Zwar sind die relativen Kosten für Produktion und Logistik leicht um 0,8 Prozentpunkte gesunken, doch gleichzeitig musste Beiersdorf wegen des Wettbewerbs die Preise senken. Angesichts des stärkeren Fokus auf hochpreisige Marken, darunter Eucerin für den Apothekenmarkt und La Prairie im Super-Luxussegment, ist das keine positive Nachricht.

Dazu kamen leicht negative Währungseffekte. Beiersdorf hatte zudem im Sommer 2017 einen Sondereffekt zu verkraften: Eine globale Cyberattacke legte den Konzern – ebenso wie den Konkurrenten Reckitt-Benckiser – mehrere Tage lahm. Die Kosten beziffert der Konzern recht unscharf mit einem zweistelligen Millionenbetrag.

Aktie mit wenig Fantasie

Finanziell sind die Kritikpunkte dennoch Petitessen. Die Bilanz ist sehr solide, Beiersdorf steckt alle Risiken gut weg und wird auch zukünftig seine angestammte Dividende von 70 Cent problemlos zahlen können. Fantasie weckt die Aktie allerdings nicht – im Jahresverlauf hat sie sich in etwa wie der Leitindex Dax entwickelt, schwankte aber stärker.

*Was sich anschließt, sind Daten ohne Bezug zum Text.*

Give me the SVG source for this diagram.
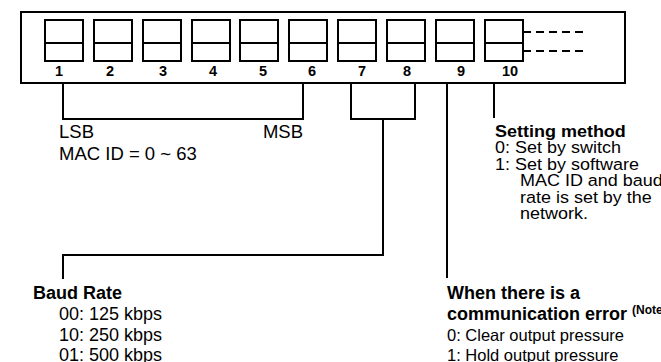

Die Ungewissheiten liegen indes nicht in der Bilanz, sondern in den Personalien. Unklar ist, ob Großaktionär Michael Herz den Vertrag von Heidenreich über 2019 hinaus verlängert. Auch seine eigene Nachfolge lässt der 74-Jährige im Dunkeln.

Dabei verdankt der Konzern seine Stabilität dem Tchibo-Erben. Bisher ließ dieser reichlich Geld in der Bilanz, statt es – unter anderem sich selbst – ausschütten zu lassen.